### What you are asked to do
Quote, line for line, the entries from the first through the one containing "series = [concessionnaires, chaines, grande_surface]". Pictures are left out.

[Charts and diagrams as code]
'''
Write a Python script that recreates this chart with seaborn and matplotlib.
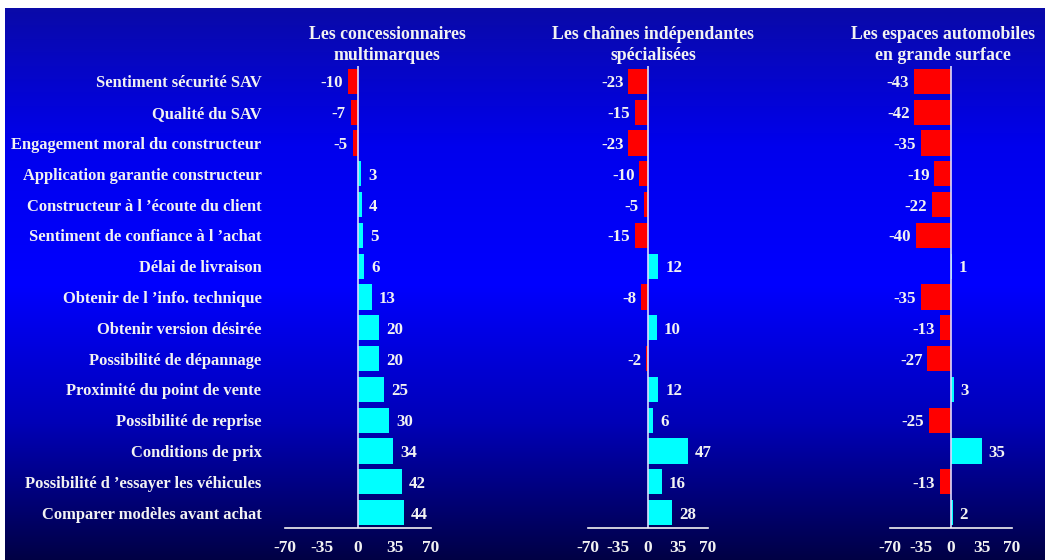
import numpy as np
import pandas as pd
import matplotlib
matplotlib.use("Agg")
import matplotlib.pyplot as plt
from matplotlib.colors import LinearSegmentedColormap
import seaborn as sns

categories = [
    "Sentiment sécurité SAV",
    "Qualité du SAV",
    "Engagement moral du constructeur",
    "Application garantie constructeur",
    "Constructeur à l \u2019écoute du client",
    "Sentiment de confiance à l \u2019achat",
    "Délai de livraison",
    "Obtenir de l \u2019info. technique",
    "Obtenir version désirée",
    "Possibilité de dépannage",
    "Proximité du point de vente",
    "Possibilité de reprise",
    "Conditions de prix",
    "Possibilité d \u2019essayer les véhicules",
    "Comparer modèles avant achat",
]
titles = [
    "Les concessionnaires\nmultimarques",
    "Les chaînes indépendantes\nspécialisées",
    "Les espaces automobiles\nen grande surface",
]
concessionnaires = [-10, -7, -5, 3, 4, 5, 6, 13, 20, 20, 25, 30, 34, 42, 44]
chaines = [-23, -15, -23, -10, -5, -15, 12, -8, 10, -2, 12, 6, 47, 16, 28]
grande_surface = [-43, -42, -35, -19, -22, -40, 1, -35, -13, -27, 3, -25, 35, -13, 2]
xticks = [-70, -35, 0, 35, 70]

plt.rcParams["font.family"] = ["Liberation Serif", "DejaVu Serif"]
plt.rcParams["font.weight"] = "bold"
txt = "#f2f2f2"

fig = plt.figure(figsize=(10.45, 5.6), dpi=100)

# fond dégradé bleu
bg = fig.add_axes([5 / 1045, 0, 1 - 5 / 1045, 1 - 8 / 560])
cmap = LinearSegmentedColormap.from_list(
    "fond", [(0, (0.04, 0.04, 0.66)), (0.25, (0.0, 0.0, 0.93)), (0.5, (0.0, 0.0, 1.0)),
             (0.75, (0.0, 0.0, 0.72)), (1, (0.0, 0.0, 0.27))])
bg.imshow(np.linspace(0, 1, 256).reshape(-1, 1), aspect="auto", cmap=cmap)
bg.axis("off")

positions = [(285, 146), (588, 120), (890, 122)]
title_x = [387, 653, 943]
series = [concessionnaires, chaines, grande_surface]

for i, (vals, (left, width)) in enumerate(zip(series, positions)):
    ax = fig.add_axes([left / 1045, 1 - 528 / 560, width / 1045, 462 / 560])
    df = pd.DataFrame({"cat": categories, "val": vals})
    df["signe"] = np.where(df["val"] < 0, "neg", "pos")
    sns.barplot(data=df, x="val", y="cat", hue="signe",
                palette={"neg": "#ff0000", "pos": "#00ffff"}, saturation=1,
                dodge=False, legend=False, width=0.82, ax=ax, orient="h")
    ax.set_facecolor("none")
    ax.set_xlim(-70, 70)
    ax.set_ylim(14.5, -0.5)
    ax.set_xticks(xticks)
    ax.set_xticklabels([str(t) for t in xticks], color=txt, fontsize=12.5, fontweight="bold")
    ax.tick_params(axis="x", length=0, pad=9)
    ax.axvline(0, color="#dcdcff", lw=1.2)
    for s in ["top", "right", "left"]:
        ax.spines[s].set_visible(False)
    ax.spines["bottom"].set_color(txt)
    ax.spines["bottom"].set_linewidth(1.2)
    ax.set_xlabel("")
    ax.set_ylabel("")
    if i == 0:
        ax.tick_params(axis="y", length=0, pad=17)
        for lab in ax.get_yticklabels():
            lab.set_color(txt)
            lab.set_fontsize(11.9)
            lab.set_fontweight("bold")
    else:
        ax.set_yticks([])
    for j, v in enumerate(vals):
        off = 5 if v >= 0 else -3.5
        ax.annotate(str(v), (v, j), xytext=(off, -1.5), textcoords="offset points",
                    ha="left" if v >= 0 else "right", va="center",
                    color=txt, fontsize=12.2, fontweight="bold")
    fig.text(title_x[i] / 1045, 1 - 45 / 560, titles[i], ha="center", va="center",
             color=txt, fontsize=12.8, fontweight="bold", linespacing=1.3)

fig.savefig("out.png", dpi=100)
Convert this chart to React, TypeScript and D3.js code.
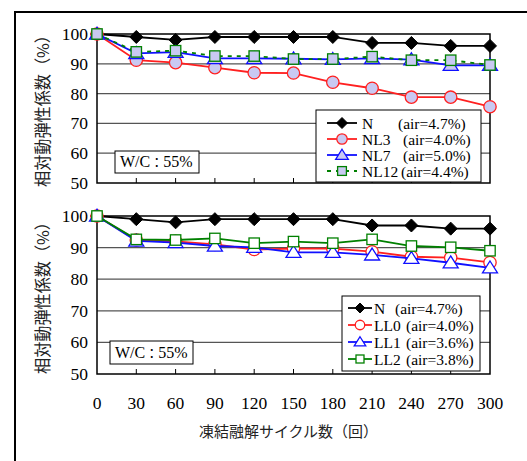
'''
### Response
Write a Python script that recreates this chart with seaborn and matplotlib.
import numpy as np
import pandas as pd
import matplotlib
matplotlib.use("Agg")
import matplotlib.pyplot as plt
from matplotlib.colors import LinearSegmentedColormap
import seaborn as sns

categories = [
    "Sentiment sécurité SAV",
    "Qualité du SAV",
    "Engagement moral du constructeur",
    "Application garantie constructeur",
    "Constructeur à l \u2019écoute du client",
    "Sentiment de confiance à l \u2019achat",
    "Délai de livraison",
    "Obtenir de l \u2019info. technique",
    "Obtenir version désirée",
    "Possibilité de dépannage",
    "Proximité du point de vente",
    "Possibilité de reprise",
    "Conditions de prix",
    "Possibilité d \u2019essayer les véhicules",
    "Comparer modèles avant achat",
]
titles = [
    "Les concessionnaires\nmultimarques",
    "Les chaînes indépendantes\nspécialisées",
    "Les espaces automobiles\nen grande surface",
]
concessionnaires = [-10, -7, -5, 3, 4, 5, 6, 13, 20, 20, 25, 30, 34, 42, 44]
chaines = [-23, -15, -23, -10, -5, -15, 12, -8, 10, -2, 12, 6, 47, 16, 28]
grande_surface = [-43, -42, -35, -19, -22, -40, 1, -35, -13, -27, 3, -25, 35, -13, 2]
xticks = [-70, -35, 0, 35, 70]

plt.rcParams["font.family"] = ["Liberation Serif", "DejaVu Serif"]
plt.rcParams["font.weight"] = "bold"
txt = "#f2f2f2"

fig = plt.figure(figsize=(10.45, 5.6), dpi=100)

# fond dégradé bleu
bg = fig.add_axes([5 / 1045, 0, 1 - 5 / 1045, 1 - 8 / 560])
cmap = LinearSegmentedColormap.from_list(
    "fond", [(0, (0.04, 0.04, 0.66)), (0.25, (0.0, 0.0, 0.93)), (0.5, (0.0, 0.0, 1.0)),
             (0.75, (0.0, 0.0, 0.72)), (1, (0.0, 0.0, 0.27))])
bg.imshow(np.linspace(0, 1, 256).reshape(-1, 1), aspect="auto", cmap=cmap)
bg.axis("off")

positions = [(285, 146), (588, 120), (890, 122)]
title_x = [387, 653, 943]
series = [concessionnaires, chaines, grande_surface]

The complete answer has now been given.